Written request
For each line of the data below that holds "this", copy the line.

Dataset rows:

++++++++

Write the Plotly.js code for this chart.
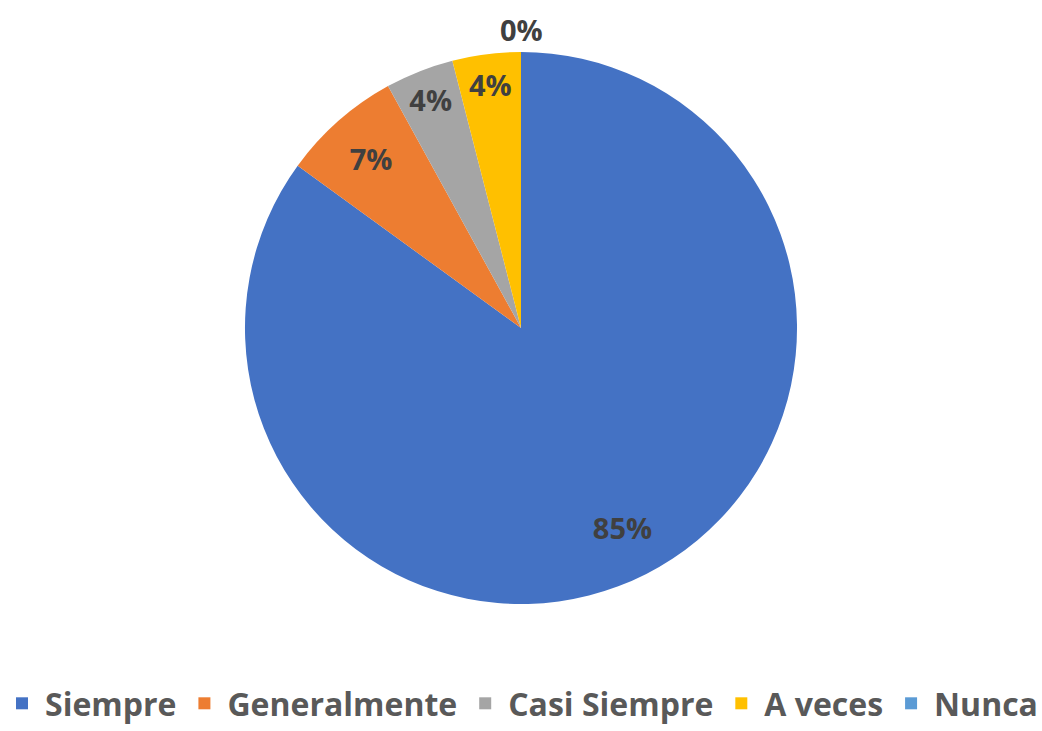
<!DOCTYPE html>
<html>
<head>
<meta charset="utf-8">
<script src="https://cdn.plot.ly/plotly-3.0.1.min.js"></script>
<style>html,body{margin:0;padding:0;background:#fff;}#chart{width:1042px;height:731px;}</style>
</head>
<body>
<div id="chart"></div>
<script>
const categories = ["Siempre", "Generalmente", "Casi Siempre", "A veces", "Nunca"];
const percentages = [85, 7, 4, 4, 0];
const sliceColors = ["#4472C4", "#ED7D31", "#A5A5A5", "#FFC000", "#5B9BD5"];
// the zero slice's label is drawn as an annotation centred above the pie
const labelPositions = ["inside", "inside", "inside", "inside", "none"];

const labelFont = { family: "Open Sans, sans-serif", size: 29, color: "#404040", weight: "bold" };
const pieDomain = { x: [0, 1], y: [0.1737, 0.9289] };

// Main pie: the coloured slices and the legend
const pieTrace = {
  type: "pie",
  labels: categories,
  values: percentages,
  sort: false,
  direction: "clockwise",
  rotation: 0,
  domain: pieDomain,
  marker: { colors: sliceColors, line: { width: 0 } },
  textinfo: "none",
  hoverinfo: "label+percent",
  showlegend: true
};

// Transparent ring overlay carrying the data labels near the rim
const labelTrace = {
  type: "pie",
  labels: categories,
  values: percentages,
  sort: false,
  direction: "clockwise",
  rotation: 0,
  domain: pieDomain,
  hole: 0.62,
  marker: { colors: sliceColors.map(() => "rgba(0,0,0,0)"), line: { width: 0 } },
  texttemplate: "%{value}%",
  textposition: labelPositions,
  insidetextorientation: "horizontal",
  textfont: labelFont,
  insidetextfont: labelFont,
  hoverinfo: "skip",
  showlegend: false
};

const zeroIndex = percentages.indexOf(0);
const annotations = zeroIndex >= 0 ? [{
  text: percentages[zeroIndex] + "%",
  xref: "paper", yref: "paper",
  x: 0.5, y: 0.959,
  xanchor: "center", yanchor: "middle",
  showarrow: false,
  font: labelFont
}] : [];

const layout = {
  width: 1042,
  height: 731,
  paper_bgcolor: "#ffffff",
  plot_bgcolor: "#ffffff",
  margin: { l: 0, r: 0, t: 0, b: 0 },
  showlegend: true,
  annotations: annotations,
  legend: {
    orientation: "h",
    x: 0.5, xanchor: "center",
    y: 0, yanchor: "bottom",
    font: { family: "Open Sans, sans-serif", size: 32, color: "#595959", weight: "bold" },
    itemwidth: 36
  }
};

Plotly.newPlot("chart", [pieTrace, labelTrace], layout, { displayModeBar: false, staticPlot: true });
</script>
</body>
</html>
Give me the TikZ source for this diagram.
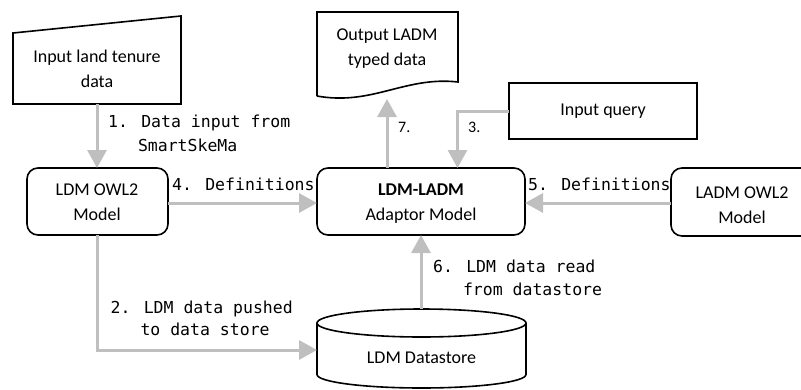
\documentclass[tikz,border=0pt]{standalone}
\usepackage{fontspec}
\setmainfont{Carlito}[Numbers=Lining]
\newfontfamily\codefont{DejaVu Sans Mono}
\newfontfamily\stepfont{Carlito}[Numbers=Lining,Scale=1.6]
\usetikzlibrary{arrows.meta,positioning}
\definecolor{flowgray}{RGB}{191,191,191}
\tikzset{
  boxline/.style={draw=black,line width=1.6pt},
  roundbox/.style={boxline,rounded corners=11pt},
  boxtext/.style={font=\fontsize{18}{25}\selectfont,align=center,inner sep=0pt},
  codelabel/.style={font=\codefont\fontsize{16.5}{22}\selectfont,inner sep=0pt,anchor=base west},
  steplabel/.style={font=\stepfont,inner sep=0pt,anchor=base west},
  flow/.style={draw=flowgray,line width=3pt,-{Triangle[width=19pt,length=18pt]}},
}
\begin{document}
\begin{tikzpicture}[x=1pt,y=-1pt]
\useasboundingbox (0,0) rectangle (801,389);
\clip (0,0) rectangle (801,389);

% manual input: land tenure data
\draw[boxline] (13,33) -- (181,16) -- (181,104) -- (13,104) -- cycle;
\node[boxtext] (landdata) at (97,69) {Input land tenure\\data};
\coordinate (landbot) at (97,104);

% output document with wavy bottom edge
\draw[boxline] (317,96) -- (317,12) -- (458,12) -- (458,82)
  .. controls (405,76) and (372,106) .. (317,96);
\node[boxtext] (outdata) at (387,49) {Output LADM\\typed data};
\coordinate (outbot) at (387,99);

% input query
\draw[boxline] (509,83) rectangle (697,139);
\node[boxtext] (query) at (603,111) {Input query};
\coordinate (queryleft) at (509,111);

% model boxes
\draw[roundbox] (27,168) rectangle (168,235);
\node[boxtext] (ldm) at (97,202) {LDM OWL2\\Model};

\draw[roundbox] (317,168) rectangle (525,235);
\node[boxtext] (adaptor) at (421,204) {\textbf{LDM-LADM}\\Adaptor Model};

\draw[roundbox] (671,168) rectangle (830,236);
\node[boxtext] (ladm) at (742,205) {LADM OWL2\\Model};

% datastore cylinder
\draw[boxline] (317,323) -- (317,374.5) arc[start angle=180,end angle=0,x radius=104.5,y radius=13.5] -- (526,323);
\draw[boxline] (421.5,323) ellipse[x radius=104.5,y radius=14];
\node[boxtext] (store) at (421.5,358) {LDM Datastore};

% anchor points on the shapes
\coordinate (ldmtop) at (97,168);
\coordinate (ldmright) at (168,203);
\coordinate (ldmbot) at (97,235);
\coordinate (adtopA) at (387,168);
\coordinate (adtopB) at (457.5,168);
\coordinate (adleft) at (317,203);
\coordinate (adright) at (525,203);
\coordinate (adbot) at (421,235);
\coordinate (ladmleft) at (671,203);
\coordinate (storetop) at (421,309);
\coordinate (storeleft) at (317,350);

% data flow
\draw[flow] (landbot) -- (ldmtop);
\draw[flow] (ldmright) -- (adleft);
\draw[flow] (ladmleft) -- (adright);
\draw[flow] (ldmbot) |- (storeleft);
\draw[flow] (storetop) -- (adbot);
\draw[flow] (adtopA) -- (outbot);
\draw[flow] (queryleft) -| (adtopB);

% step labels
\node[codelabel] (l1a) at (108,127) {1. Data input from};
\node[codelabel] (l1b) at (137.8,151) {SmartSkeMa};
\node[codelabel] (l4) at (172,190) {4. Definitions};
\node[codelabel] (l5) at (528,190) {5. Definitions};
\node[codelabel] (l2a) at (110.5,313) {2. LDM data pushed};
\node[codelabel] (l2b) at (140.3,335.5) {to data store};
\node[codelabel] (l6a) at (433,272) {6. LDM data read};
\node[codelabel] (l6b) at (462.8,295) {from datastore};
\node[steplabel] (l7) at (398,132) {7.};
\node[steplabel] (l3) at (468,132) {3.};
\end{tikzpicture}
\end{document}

++++++++

Finished exercise
Write the Plotly.js code for this chart.
Give me the TikZ source for this diagram.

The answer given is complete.